- Given request: A verbatim copy of the records is required, with all pictures left out.

■ ■ ■ ■ ■

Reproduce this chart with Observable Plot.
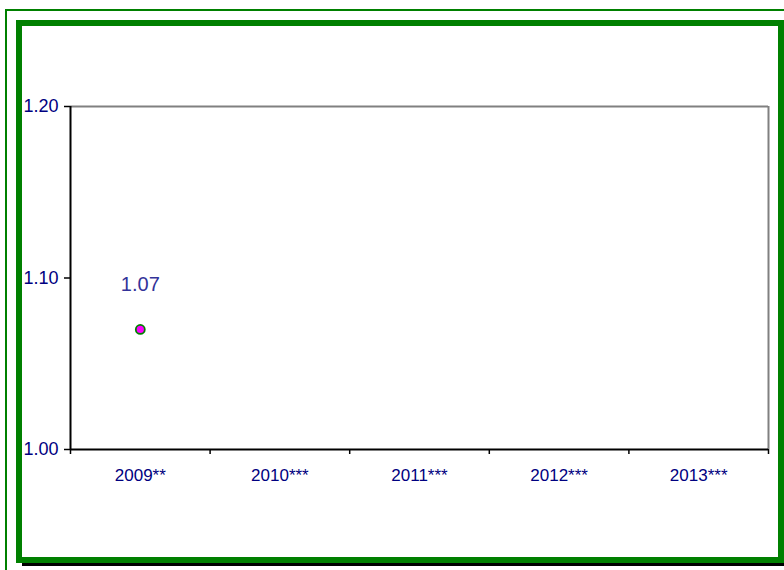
<!DOCTYPE html>
<html>
<head>
<meta charset="utf-8">
<script src="https://cdn.jsdelivr.net/npm/d3@7"></script>
<script src="https://cdn.jsdelivr.net/npm/@observablehq/plot@0.6"></script>
<style>
  html, body { margin: 0; padding: 0; background: #fff; overflow: hidden; }
  #wrap { position: relative; width: 784px; height: 570px; overflow: hidden; font-family: Arial, "Liberation Sans", sans-serif; }
  #outer { position: absolute; left: 5px; top: 9px; width: 800px; height: 600px; border-left: 2px solid #008000; border-top: 2px solid #008000; box-sizing: border-box; }
  #inner { position: absolute; left: 16px; top: 20px; width: 768px; height: 543px; border: 6px solid #008000; box-sizing: border-box; box-shadow: 6px 3px 0 #000; background: #fff; }
  #chart { position: absolute; left: 0; top: 0; }
</style>
</head>
<body>
<div id="wrap">
  <div id="outer"></div>
  <div id="inner"></div>
  <div id="chart"></div>
</div>
<script>
const categories = ["2009**", "2010***", "2011***", "2012***", "2013***"];
const values = [1.07, null, null, null, null];
const yTicks = [1.00, 1.10, 1.20];

const data = categories.map((c, i) => ({i, c, v: values[i]})).filter(d => d.v != null);
const bounds = d3.range(categories.length + 1);
const centers = categories.map((c, i) => i + 0.5);

const chart = Plot.plot({
  width: 784,
  height: 570,
  marginLeft: 70,
  marginRight: 16,
  marginTop: 106,
  marginBottom: 121,
  style: {background: "transparent", fontFamily: "Arial, 'Liberation Sans', sans-serif", overflow: "visible"},
  x: {type: "linear", domain: [0, categories.length]},
  y: {domain: [1.0, 1.2]},
  marks: [
    Plot.ruleY([1.2], {stroke: "#808080", strokeWidth: 2}),
    Plot.ruleX([categories.length], {stroke: "#808080", strokeWidth: 2}),
    Plot.axisY({ticks: yTicks, tickFormat: d3.format(".2f"), tickSize: 6, tickPadding: 6, stroke: "#000", strokeWidth: 1.5, strokeOpacity: 1, fill: "#000080", fontSize: 18, label: null}),
    Plot.axisX({ticks: bounds, tickFormat: () => "", tickSize: 5, stroke: "#000", strokeWidth: 1.5, strokeOpacity: 1, label: null}),
    Plot.axisX({ticks: centers, tickFormat: d => categories[Math.floor(d)], tickSize: 0, tickPadding: 19, fill: "#000080", fontSize: 17, label: null}),
    Plot.ruleX([0], {stroke: "#000", strokeWidth: 2}),
    Plot.ruleY([1.0], {stroke: "#000", strokeWidth: 2}),
    Plot.dot(data, {x: d => d.i + 0.5, y: "v", r: 4.5, fill: "#ff00ff", stroke: "#008000", strokeWidth: 1.8}),
    Plot.text(data, {x: d => d.i + 0.5, y: "v", text: d => d3.format(".2f")(d.v), dy: -45, fill: "#333399", fontSize: 20})
  ]
});
document.getElementById("chart").appendChild(chart);
</script>
</body>
</html>
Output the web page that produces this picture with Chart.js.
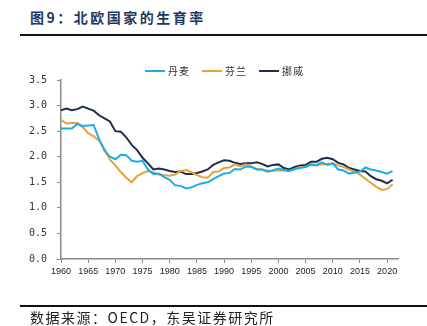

■ ■ ■ ■ ■

- Expected output:
Reproduce this chart with Observable Plot.
<!DOCTYPE html>
<html>
<head>
<meta charset="utf-8">
<script src="https://cdn.jsdelivr.net/npm/d3@7"></script>
<script src="https://cdn.jsdelivr.net/npm/@observablehq/plot@0.6"></script>
<style>
  html, body { margin: 0; padding: 0; background: #fff; overflow: hidden; }
  #wrap { position: relative; width: 784px; height: 570px; overflow: hidden; font-family: Arial, "Liberation Sans", sans-serif; }
  #outer { position: absolute; left: 5px; top: 9px; width: 800px; height: 600px; border-left: 2px solid #008000; border-top: 2px solid #008000; box-sizing: border-box; }
  #inner { position: absolute; left: 16px; top: 20px; width: 768px; height: 543px; border: 6px solid #008000; box-sizing: border-box; box-shadow: 6px 3px 0 #000; background: #fff; }
  #chart { position: absolute; left: 0; top: 0; }
</style>
</head>
<body>
<div id="wrap">
  <div id="outer"></div>
  <div id="inner"></div>
  <div id="chart"></div>
</div>
<script>
const categories = ["2009**", "2010***", "2011***", "2012***", "2013***"];
const values = [1.07, null, null, null, null];
const yTicks = [1.00, 1.10, 1.20];

const data = categories.map((c, i) => ({i, c, v: values[i]})).filter(d => d.v != null);
const bounds = d3.range(categories.length + 1);
const centers = categories.map((c, i) => i + 0.5);

const chart = Plot.plot({
  width: 784,
  height: 570,
  marginLeft: 70,
  marginRight: 16,
  marginTop: 106,
  marginBottom: 121,
  style: {background: "transparent", fontFamily: "Arial, 'Liberation Sans', sans-serif", overflow: "visible"},
  x: {type: "linear", domain: [0, categories.length]},
  y: {domain: [1.0, 1.2]},
  marks: [
    Plot.ruleY([1.2], {stroke: "#808080", strokeWidth: 2}),
    Plot.ruleX([categories.length], {stroke: "#808080", strokeWidth: 2}),
    Plot.axisY({ticks: yTicks, tickFormat: d3.format(".2f"), tickSize: 6, tickPadding: 6, stroke: "#000", strokeWidth: 1.5, strokeOpacity: 1, fill: "#000080", fontSize: 18, label: null}),
    Plot.axisX({ticks: bounds, tickFormat: () => "", tickSize: 5, stroke: "#000", strokeWidth: 1.5, strokeOpacity: 1, label: null}),
    Plot.axisX({ticks: centers, tickFormat: d => categories[Math.floor(d)], tickSize: 0, tickPadding: 19, fill: "#000080", fontSize: 17, label: null}),
    Plot.ruleX([0], {stroke: "#000", strokeWidth: 2}),
    Plot.ruleY([1.0], {stroke: "#000", strokeWidth: 2}),
    Plot.dot(data, {x: d => d.i + 0.5, y: "v", r: 4.5, fill: "#ff00ff", stroke: "#008000", strokeWidth: 1.8}),
    Plot.text(data, {x: d => d.i + 0.5, y: "v", text: d => d3.format(".2f")(d.v), dy: -45, fill: "#333399", fontSize: 20})
  ]
});
document.getElementById("chart").appendChild(chart);
</script>
</body>
</html>
Output the web page that produces this picture with Chart.js.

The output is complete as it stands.